Eighty hours a week and loving it, as Steve Jobs said of the original Macintosh team -- many of whom burned out from the stress. But somehow those all-consuming hours every day of the week became the expected norm, not just for startups but for demonstrating that you're really committed to your job in technology.
"Sustained exhaustion is not a badge of honor, it's a mark of stupidity," say the authors of It Doesn't Have to Be Crazy at Work, who are also founders of Basecamp (software for organizing teams and projects), in this passionate, cutting and occasionally profane book.
Instead of crazy like rush-hour traffic, Jason Fried and David Heinemeier Hansson suggest choosing calm -- but not in an irritating 'meditate your way to success' kind of way. The short sections that make up this book could be slightly better organised (themes occasionally repeat without being connected), but they're full of thought-provoking and sometimes intentionally provocative questions, and practical advice based on what they've found works in their own company.
This advice is going to be easier to follow if you have a successful company, and it does assume that the reader is setting the tone for their company rather than just working there. In particular, not having goals (because they lead to stress and compromise) may be a hard sell in many organisations. But as emphasised in the final section, this is about choice and how the things you keep choosing to do become habits.
There are some excellent rants here about overwork and hustling, and the way companies talk as if competition was an actual battle with soldiers and weapons -- perhaps because of some entrepreneurs' addiction to risk.
"Entrepreneurship isn't an epic tale of cutthroat survival," the authors point out; "The modern company isn't a street gang filled with orphans trying to make it in the tough, tough world." Instead of expecting people to work all hours and do whatever it takes, they say, find out what it takes and either budget for that or scope things back. The last few steps you push through to achieve a breakthrough might be uncomfortable, so that should be the exception rather than the rule, because discomfort is how you know something is wrong. Sleep deprivation does not make for more effective, creative employees; CEOs who work late and boast of getting by on four hours sleep are as irresponsible as leaders who forget that their suggestions have the weight of commands and will change everyone's priorities.

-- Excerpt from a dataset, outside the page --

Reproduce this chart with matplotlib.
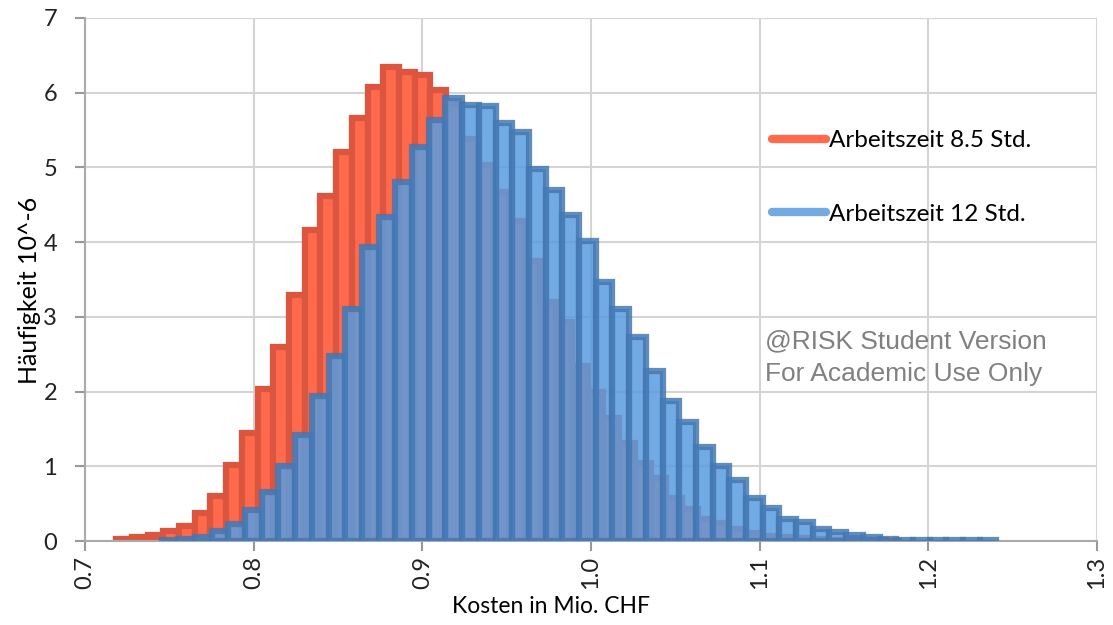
import numpy as np
import matplotlib.pyplot as plt
from matplotlib.lines import Line2D

# Histogramm-Daten (Dichte, Einheit 10^-6), je 50 Klassen
red_min, red_max = 0.7184, 1.1844
red_h = [0.03, 0.05, 0.08, 0.13, 0.20, 0.37, 0.60, 1.02, 1.44, 2.03,
         2.60, 3.29, 4.16, 4.62, 5.20, 5.66, 6.08, 6.35, 6.28, 6.24,
         6.04, 5.85, 5.38, 5.03, 4.67, 4.28, 3.75, 3.20, 2.93, 2.34,
         1.99, 1.64, 1.31, 1.04, 0.84, 0.57, 0.43, 0.29, 0.24, 0.16,
         0.11, 0.07, 0.05, 0.035, 0.025, 0.02, 0.015, 0.01, 0.01, 0.005]

blue_min, blue_max = 0.7454, 1.2404
blue_h = [0.01, 0.03, 0.05, 0.14, 0.23, 0.42, 0.65, 1.00, 1.42, 1.94,
          2.47, 3.11, 3.93, 4.34, 4.81, 5.28, 5.64, 5.93, 5.84, 5.82,
          5.60, 5.48, 4.98, 4.70, 4.36, 4.02, 3.47, 3.10, 2.73, 2.28,
          1.88, 1.59, 1.26, 1.01, 0.82, 0.58, 0.44, 0.29, 0.25, 0.16,
          0.12, 0.08, 0.05, 0.03, 0.02, 0.015, 0.01, 0.01, 0.01, 0.01]

labels = ['Arbeitszeit 8.5 Std.', 'Arbeitszeit 12 Std.']
xticks = [0.7, 0.8, 0.9, 1.0, 1.1, 1.2, 1.3]

plt.rcParams['font.family'] = ['Lato', 'DejaVu Sans']

fig = plt.figure(figsize=(11.13, 6.25), dpi=100)
ax = fig.add_axes([0.0764, 0.1344, 0.9092, 0.8368])

# Klassengrenzen
red_edges = np.linspace(red_min, red_max, len(red_h) + 1)
blue_edges = np.linspace(blue_min, blue_max, len(blue_h) + 1)

ax.bar(red_edges[:-1], red_h, width=np.diff(red_edges), align='edge',
       facecolor='#ff6a4d', edgecolor='#dc553e',
       linewidth=4.5, zorder=2)
ax.bar(blue_edges[:-1], blue_h, width=np.diff(blue_edges), align='edge',
       facecolor=(0.35, 0.61, 0.875, 0.85), edgecolor=(0.27, 0.47, 0.70, 0.85),
       linewidth=4.5, zorder=3)

ax.set_xlim(0.7, 1.3)
ax.set_ylim(0, 7)
ax.set_xticks(xticks)
ax.set_xticklabels(['%.1f' % t for t in xticks], rotation=90, fontsize=17)
ax.set_yticks(range(0, 8))
ax.tick_params(axis='y', labelsize=17, pad=13)
ax.tick_params(colors='#999999', labelcolor='#222222', length=7, width=1.5)

ax.grid(True, color='#d4d4d4', linewidth=1.5, zorder=0)
ax.set_axisbelow(True)
for s in ['top', 'right']:
    ax.spines[s].set_visible(False)
for s in ['left', 'bottom']:
    ax.spines[s].set_color('#aaaaaa')
    ax.spines[s].set_linewidth(1.5)

ax.set_xlabel('Kosten in Mio. CHF', fontsize=16.5)
ax.xaxis.set_label_coords(0.46, -0.106)
ax.set_ylabel('Häufigkeit 10^-6', fontsize=18)
ax.yaxis.set_label_coords(-0.0435, 0.48)

handles = [Line2D([], [], color='#ff6a4d', lw=6, solid_capstyle='round'),
           Line2D([], [], color='#73aae4', lw=6, solid_capstyle='round')]
fig.legend(handles, labels, loc='upper left', bbox_to_anchor=(0.694, 0.792),
           frameon=False, fontsize=17.5, handlelength=2.2, handletextpad=0.12,
           labelspacing=2.17, borderpad=0, borderaxespad=0)

ax.text(0.672, 0.382, '@RISK Student Version', transform=ax.transAxes,
        fontsize=19, color='#808080', family='Liberation Sans', va='center')
ax.text(0.672, 0.319, 'For Academic Use Only', transform=ax.transAxes,
        fontsize=19, color='#808080', family='Liberation Sans', va='center')

plt.savefig('out.png', dpi=100)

Always-on chat comes in for as much criticism as bosses who assume their employees are only hard at work if they can see them. Again, there are practical suggestions like setting the norm that people don't answer email immediately, having set office hours for experts everyone wants to get help from, keeping open-plan offices bearable by instituting library rules, and having presentations distributed in advance for comment rather than being given as a pitch everyone has to respond to immediately.

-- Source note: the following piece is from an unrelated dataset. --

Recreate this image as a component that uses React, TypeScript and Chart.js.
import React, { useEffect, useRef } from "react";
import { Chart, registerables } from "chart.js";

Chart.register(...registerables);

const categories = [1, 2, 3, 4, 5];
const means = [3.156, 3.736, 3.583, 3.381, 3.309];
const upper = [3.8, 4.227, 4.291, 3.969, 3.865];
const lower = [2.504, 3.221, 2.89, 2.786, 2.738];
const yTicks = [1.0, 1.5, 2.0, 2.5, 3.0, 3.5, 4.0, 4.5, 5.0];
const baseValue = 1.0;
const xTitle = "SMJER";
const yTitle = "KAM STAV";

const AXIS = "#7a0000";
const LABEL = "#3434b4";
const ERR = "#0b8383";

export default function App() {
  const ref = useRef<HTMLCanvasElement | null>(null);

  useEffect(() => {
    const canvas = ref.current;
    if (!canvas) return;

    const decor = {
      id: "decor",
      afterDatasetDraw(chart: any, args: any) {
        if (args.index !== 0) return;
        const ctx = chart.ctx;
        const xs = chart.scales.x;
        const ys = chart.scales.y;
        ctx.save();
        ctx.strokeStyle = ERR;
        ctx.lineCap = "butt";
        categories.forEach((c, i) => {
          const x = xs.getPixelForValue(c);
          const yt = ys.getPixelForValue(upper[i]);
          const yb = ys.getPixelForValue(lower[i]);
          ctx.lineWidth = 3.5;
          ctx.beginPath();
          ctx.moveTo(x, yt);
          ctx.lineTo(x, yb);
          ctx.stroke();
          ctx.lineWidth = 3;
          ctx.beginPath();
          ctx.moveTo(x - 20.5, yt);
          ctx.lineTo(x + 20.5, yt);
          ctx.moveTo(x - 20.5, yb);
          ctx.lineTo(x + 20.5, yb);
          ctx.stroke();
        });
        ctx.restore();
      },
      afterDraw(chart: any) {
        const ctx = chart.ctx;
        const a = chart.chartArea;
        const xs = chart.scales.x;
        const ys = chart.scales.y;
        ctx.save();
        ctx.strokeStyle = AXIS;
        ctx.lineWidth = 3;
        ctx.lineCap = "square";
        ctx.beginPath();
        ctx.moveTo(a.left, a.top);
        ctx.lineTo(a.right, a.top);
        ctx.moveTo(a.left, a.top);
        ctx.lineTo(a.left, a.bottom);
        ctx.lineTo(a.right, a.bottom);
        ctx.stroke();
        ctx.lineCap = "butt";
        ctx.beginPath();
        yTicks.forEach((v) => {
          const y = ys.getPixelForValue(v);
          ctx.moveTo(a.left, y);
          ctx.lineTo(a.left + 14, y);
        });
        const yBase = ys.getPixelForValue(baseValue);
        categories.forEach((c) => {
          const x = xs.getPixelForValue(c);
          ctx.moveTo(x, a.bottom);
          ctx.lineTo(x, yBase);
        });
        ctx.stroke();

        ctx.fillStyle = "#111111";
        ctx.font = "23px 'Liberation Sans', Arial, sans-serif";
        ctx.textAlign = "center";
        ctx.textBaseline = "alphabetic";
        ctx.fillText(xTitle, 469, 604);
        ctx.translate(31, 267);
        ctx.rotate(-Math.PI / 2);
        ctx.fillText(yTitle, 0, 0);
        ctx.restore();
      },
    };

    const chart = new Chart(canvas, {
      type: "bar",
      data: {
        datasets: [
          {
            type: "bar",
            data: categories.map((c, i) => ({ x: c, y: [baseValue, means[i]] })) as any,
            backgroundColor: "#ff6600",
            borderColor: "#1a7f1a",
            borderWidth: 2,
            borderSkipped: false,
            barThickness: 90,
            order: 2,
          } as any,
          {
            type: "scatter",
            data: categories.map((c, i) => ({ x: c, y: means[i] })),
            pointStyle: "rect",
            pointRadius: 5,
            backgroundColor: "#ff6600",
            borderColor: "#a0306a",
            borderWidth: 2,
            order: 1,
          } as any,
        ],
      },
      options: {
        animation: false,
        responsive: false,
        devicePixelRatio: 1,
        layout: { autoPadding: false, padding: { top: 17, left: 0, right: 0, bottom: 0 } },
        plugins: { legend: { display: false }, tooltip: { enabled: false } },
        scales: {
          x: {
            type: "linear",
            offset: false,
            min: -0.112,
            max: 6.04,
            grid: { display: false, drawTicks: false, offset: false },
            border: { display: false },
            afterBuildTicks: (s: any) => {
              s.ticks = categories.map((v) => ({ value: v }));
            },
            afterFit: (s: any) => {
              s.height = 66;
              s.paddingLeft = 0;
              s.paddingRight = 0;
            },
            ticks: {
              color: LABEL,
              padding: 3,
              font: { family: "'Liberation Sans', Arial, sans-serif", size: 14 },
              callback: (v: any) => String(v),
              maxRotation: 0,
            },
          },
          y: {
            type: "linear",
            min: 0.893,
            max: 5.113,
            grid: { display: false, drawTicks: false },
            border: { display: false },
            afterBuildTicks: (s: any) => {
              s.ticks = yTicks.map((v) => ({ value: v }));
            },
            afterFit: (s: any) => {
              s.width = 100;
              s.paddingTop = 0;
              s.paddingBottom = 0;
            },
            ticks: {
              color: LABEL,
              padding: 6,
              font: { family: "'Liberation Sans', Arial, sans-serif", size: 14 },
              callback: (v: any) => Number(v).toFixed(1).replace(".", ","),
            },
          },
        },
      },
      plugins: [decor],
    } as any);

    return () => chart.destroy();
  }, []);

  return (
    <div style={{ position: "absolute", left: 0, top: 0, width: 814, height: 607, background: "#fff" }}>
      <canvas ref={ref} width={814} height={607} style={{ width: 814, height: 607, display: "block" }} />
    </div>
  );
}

Anyone whose calendar fills up like a bad game of Tetris will like the idea that other people shouldn't be able to put things into your diary without asking. The thread underlying a lot of the specific suggestions is to trust people to know how best to work and get rid of the interruptions that make an eight-hour plane journey feel more productive than an eight-hour work day. The authors stop short of calling all time-management snake oil, but point out correctly that the best way to get through more of your to-do list is to have less on it. There's an excellent section here that could be subtitled 'in praise of no'.
Explore, then narrow down
Not every organisation is going to be able to adopt the uniform salaries, the idea of hiring people for short projects instead of setting them problems to solve on the whiteboard in an interview, or the six-week development cycles Basecamp uses. But the notion that you start by exploring and then narrow down to deliver something, rather than continuing to experiment and change is definitely useful. The Amazon-style 'disagree but commit' response -- where the boss doesn't have to be convinced as long as the team is (but the decision does have to be explained) -- can also be a big change for many organisations, but the idea that getting to consensus rewards the most argumentative is worth considering.

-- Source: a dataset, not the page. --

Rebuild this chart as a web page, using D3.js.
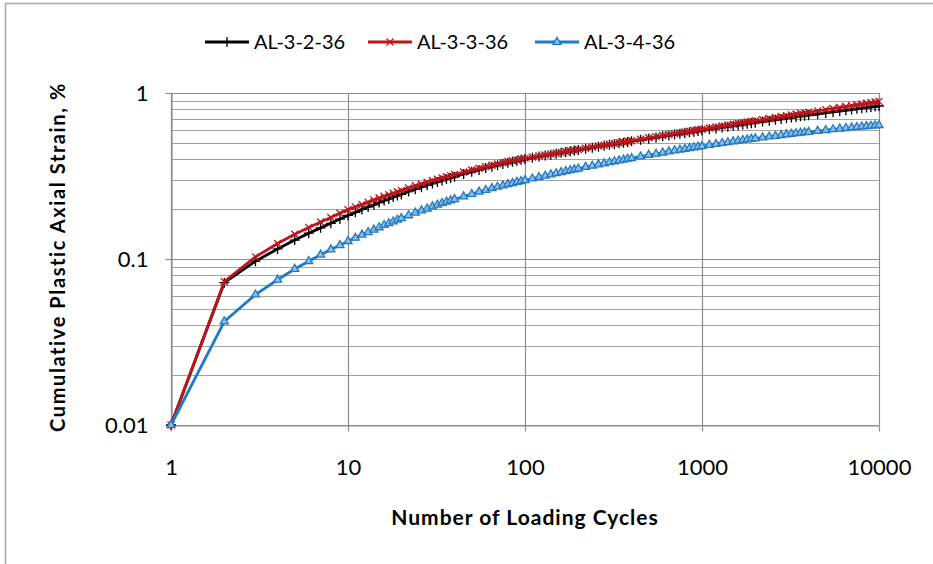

Every user who has lost a favourite feature in a software update only to be told they're complaining about having their cheese moved will be delighted by the recognition that it isn't that people don't like change, but that they don't like "change they didn't request on a timeline they didn't choose". Again, Basecamp's solution of never cutting off old versions of the software won't work for everyone, but it might inspire more companies to find solutions that will work for them without making the customers (and their own developers) do more work.
Whether you find one idea in here that helps or the inspiration to make more substantial changes, this book is a refreshing antidote to the way we usually autocomplete the title. When someone says "you don't have to be crazy to work here," wouldn't it be nice if the answer wasn't "but it helps!"